Aim of the task :: Wherever the word "diagram" turns up in a line of the entries, copy that line.

Dataset entries ::
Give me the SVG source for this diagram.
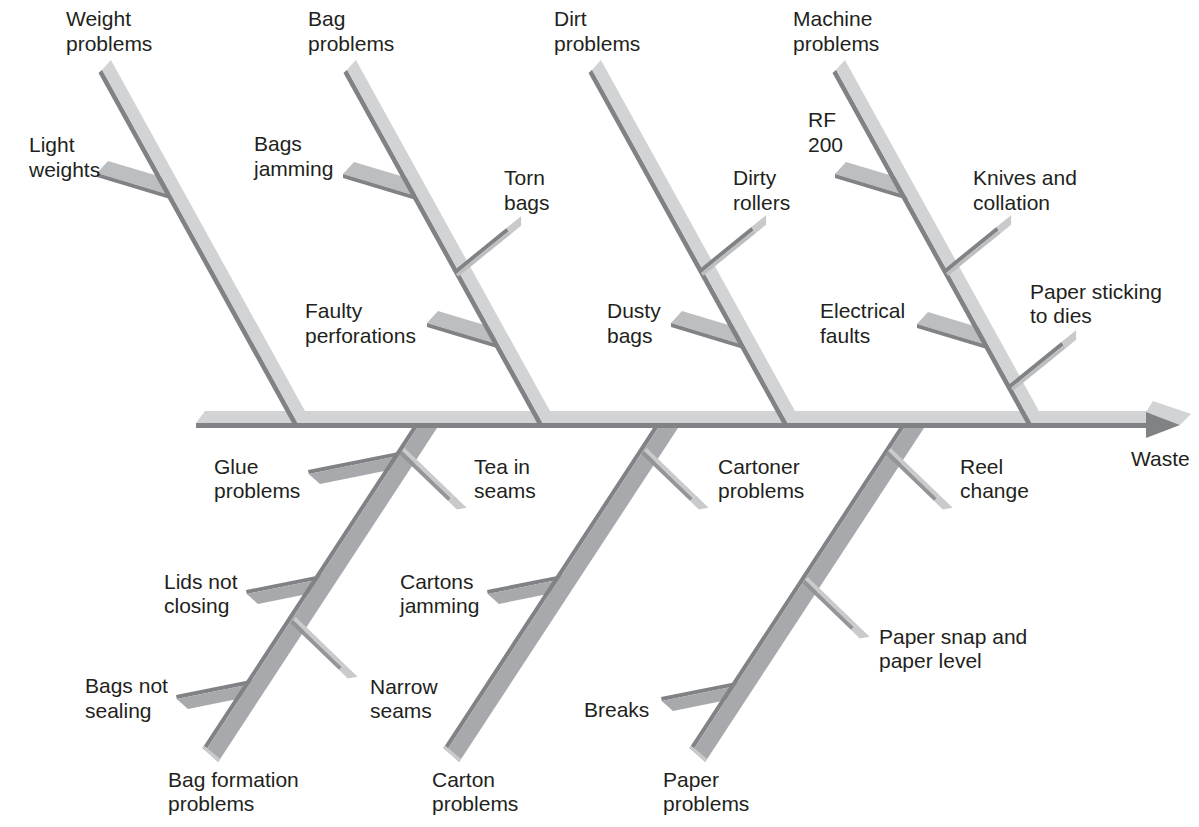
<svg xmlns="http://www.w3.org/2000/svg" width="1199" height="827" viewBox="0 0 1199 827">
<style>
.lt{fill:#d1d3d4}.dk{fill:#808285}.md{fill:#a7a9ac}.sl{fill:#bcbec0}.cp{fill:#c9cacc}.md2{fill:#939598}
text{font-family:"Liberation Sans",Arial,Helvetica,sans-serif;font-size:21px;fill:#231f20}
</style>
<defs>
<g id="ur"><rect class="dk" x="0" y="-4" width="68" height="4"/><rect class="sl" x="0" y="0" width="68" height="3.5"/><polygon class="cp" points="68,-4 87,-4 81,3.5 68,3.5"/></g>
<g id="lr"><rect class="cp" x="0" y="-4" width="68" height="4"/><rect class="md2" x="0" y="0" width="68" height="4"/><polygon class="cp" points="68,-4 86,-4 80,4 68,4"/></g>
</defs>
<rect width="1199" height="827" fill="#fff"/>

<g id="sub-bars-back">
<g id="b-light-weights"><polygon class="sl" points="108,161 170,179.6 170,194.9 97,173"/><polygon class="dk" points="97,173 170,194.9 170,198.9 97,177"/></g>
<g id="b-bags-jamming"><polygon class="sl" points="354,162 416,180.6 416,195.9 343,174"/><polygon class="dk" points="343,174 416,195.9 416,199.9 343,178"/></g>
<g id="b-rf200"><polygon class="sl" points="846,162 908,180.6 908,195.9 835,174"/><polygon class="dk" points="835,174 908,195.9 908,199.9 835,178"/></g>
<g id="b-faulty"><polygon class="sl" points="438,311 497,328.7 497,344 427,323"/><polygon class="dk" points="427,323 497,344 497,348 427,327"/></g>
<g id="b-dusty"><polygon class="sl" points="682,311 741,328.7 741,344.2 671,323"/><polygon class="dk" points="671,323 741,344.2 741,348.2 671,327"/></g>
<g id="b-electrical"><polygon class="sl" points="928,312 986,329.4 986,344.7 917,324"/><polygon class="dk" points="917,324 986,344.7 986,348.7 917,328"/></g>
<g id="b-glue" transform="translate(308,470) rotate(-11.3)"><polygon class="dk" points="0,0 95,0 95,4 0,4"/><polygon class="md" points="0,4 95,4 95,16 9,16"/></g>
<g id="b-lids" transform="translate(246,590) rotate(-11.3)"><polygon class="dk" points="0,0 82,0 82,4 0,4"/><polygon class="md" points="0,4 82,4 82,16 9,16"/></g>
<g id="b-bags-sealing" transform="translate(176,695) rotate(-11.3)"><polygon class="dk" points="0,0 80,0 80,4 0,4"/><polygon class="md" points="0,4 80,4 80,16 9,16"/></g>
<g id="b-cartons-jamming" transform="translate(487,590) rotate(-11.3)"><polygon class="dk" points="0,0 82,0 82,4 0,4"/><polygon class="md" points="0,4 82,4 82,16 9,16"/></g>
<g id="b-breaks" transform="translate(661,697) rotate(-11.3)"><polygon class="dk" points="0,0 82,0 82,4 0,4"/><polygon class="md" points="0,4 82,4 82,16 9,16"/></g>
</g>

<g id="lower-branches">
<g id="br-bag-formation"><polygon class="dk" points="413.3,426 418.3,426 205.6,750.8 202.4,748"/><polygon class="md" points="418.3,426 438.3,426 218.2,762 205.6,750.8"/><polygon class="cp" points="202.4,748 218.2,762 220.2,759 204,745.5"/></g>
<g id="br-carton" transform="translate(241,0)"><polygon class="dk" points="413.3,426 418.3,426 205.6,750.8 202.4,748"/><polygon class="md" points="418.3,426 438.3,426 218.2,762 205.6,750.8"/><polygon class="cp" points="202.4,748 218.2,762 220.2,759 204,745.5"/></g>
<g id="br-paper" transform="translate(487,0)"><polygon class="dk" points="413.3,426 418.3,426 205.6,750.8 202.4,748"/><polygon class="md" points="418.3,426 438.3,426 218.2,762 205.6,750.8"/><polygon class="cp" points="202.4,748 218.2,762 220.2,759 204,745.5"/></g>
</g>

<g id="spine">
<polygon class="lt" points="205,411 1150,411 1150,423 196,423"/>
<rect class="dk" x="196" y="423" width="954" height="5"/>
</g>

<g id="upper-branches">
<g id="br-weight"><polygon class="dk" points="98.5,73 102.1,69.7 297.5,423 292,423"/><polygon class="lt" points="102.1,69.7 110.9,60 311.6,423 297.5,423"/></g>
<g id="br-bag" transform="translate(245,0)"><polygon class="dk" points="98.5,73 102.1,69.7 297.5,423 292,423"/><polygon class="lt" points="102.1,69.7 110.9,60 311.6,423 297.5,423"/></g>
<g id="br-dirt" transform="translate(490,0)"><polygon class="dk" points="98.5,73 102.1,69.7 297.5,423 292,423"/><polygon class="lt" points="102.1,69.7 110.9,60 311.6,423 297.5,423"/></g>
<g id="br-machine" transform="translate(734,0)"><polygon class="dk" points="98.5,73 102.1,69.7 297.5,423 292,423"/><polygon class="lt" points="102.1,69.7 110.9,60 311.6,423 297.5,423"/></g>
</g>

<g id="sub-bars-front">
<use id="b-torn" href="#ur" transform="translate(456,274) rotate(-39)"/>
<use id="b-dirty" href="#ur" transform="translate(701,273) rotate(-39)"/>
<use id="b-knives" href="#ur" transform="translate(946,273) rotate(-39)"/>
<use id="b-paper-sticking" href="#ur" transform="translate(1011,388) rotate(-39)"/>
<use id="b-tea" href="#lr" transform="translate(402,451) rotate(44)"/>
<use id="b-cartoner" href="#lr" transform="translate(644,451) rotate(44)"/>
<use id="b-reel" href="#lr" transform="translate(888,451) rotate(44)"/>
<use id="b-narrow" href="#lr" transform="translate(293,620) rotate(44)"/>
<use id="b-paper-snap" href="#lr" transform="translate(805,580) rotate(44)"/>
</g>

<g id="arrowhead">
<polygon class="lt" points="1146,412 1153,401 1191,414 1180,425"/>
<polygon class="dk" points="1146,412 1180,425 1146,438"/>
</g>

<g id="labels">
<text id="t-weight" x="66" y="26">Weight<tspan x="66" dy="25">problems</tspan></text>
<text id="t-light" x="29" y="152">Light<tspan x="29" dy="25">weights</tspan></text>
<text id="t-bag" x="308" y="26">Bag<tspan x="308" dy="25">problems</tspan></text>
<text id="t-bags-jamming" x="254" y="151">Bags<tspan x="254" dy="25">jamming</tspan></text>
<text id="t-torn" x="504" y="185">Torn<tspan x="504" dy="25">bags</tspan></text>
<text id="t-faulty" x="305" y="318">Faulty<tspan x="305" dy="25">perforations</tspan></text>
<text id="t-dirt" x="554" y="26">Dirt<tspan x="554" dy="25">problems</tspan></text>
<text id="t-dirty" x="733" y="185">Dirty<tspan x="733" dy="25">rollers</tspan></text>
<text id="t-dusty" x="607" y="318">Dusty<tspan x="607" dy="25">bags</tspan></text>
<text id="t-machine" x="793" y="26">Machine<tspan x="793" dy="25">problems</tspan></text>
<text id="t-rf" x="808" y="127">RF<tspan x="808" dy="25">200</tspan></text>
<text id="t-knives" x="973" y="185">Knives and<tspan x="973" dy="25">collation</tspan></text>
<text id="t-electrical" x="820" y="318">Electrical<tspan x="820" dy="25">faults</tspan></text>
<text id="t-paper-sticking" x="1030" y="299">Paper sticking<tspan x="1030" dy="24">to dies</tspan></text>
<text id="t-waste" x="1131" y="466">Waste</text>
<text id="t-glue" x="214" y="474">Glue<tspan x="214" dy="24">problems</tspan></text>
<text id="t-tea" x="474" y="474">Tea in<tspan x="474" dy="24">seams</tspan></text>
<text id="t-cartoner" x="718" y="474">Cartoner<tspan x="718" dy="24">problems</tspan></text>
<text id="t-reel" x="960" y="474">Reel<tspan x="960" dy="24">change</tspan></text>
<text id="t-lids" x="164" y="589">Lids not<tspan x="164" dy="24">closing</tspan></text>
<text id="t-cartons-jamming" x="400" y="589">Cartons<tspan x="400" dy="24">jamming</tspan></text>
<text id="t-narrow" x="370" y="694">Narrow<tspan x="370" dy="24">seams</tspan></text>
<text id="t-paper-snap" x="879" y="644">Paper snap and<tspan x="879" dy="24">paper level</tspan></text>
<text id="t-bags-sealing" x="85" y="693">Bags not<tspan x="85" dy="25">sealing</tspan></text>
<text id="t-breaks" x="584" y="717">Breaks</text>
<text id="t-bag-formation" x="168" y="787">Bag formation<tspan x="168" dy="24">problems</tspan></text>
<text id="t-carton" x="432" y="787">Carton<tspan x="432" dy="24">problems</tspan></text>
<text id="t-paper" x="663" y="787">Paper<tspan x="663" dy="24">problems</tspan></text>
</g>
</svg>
* * *
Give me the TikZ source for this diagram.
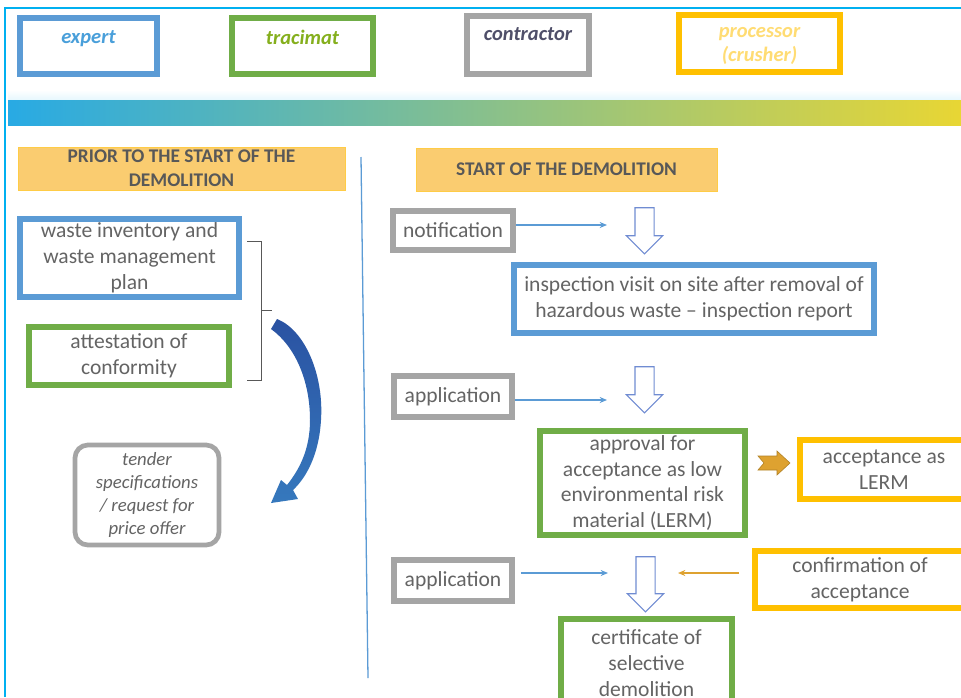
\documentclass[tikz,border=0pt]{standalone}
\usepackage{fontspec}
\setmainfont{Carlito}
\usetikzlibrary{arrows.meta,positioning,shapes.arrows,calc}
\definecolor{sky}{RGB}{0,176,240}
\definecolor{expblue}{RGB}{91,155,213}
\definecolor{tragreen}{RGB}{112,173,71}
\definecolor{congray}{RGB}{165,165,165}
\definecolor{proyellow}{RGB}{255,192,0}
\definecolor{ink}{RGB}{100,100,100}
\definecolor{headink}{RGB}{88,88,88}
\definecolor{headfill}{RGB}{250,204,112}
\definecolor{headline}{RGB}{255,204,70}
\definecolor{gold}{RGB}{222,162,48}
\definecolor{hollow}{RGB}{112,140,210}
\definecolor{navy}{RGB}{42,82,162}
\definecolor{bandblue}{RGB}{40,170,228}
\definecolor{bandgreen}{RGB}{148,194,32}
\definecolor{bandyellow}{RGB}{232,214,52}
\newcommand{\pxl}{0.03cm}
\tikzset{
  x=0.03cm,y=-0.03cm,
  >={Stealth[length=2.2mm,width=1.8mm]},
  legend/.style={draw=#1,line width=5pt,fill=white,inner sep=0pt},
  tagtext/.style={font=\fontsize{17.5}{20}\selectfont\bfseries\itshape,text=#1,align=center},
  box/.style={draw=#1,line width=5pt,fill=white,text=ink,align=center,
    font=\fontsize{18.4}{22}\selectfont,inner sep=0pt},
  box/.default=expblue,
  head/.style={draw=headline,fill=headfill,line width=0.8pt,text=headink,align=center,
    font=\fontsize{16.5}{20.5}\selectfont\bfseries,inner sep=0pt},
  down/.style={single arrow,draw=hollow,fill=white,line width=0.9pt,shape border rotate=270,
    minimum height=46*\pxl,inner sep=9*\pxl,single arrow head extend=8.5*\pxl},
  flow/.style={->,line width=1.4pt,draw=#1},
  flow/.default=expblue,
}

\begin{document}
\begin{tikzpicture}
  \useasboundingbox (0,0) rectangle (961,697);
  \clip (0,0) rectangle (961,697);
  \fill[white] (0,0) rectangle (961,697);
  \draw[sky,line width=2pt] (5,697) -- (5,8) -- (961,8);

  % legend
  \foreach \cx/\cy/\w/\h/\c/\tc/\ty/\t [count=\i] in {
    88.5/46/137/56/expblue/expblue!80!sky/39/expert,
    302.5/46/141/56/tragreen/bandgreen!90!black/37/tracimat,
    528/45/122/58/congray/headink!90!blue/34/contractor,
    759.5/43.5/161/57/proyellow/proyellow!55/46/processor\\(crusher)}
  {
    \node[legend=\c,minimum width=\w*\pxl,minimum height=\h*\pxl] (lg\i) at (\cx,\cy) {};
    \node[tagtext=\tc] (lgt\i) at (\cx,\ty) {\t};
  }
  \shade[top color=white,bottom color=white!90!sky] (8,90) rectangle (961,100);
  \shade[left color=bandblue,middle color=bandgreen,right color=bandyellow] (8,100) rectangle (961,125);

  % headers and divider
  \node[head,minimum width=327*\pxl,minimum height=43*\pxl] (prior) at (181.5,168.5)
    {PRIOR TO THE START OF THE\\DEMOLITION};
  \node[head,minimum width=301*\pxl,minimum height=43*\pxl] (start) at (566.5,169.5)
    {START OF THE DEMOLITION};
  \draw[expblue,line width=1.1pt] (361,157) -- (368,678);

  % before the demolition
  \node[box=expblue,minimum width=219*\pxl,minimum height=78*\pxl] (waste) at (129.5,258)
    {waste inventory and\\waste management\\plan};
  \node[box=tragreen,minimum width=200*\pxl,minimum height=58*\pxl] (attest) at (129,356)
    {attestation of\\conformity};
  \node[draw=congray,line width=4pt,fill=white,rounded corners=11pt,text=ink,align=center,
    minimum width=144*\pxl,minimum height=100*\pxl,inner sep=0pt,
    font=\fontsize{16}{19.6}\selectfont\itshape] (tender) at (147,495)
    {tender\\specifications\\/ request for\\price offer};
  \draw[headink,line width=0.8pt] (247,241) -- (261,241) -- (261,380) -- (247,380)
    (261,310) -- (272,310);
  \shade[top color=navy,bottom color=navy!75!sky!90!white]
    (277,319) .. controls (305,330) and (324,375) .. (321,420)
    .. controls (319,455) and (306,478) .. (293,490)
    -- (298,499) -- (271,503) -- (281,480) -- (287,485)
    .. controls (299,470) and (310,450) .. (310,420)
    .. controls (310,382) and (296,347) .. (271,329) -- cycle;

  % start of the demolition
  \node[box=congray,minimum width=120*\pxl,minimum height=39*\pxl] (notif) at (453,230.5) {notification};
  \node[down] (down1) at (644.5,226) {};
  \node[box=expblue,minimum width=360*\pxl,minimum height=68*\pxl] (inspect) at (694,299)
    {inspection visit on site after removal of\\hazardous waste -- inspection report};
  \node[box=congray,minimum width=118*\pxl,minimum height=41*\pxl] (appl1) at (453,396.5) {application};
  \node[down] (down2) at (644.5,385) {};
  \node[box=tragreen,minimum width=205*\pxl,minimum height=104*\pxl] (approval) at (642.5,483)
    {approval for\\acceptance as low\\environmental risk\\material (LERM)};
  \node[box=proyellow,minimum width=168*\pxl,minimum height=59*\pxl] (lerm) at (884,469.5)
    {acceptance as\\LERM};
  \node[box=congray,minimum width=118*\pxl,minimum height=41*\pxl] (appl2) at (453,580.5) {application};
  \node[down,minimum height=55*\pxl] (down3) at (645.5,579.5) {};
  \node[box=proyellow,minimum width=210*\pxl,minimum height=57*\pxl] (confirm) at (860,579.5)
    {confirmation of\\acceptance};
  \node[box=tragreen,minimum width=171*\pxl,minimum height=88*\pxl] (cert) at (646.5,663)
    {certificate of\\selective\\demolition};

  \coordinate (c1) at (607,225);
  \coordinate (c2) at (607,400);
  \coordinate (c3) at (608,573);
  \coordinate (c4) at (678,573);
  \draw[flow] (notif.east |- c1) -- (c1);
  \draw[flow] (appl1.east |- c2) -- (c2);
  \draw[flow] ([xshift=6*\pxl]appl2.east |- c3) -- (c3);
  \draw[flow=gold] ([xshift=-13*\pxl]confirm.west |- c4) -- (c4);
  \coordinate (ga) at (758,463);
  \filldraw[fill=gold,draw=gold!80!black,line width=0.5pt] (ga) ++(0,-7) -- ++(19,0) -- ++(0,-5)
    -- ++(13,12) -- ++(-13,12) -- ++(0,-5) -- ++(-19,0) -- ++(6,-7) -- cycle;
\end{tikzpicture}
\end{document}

Reply to the exercise ::
Give me the SVG source for this diagram.
Give me the TikZ source for this diagram.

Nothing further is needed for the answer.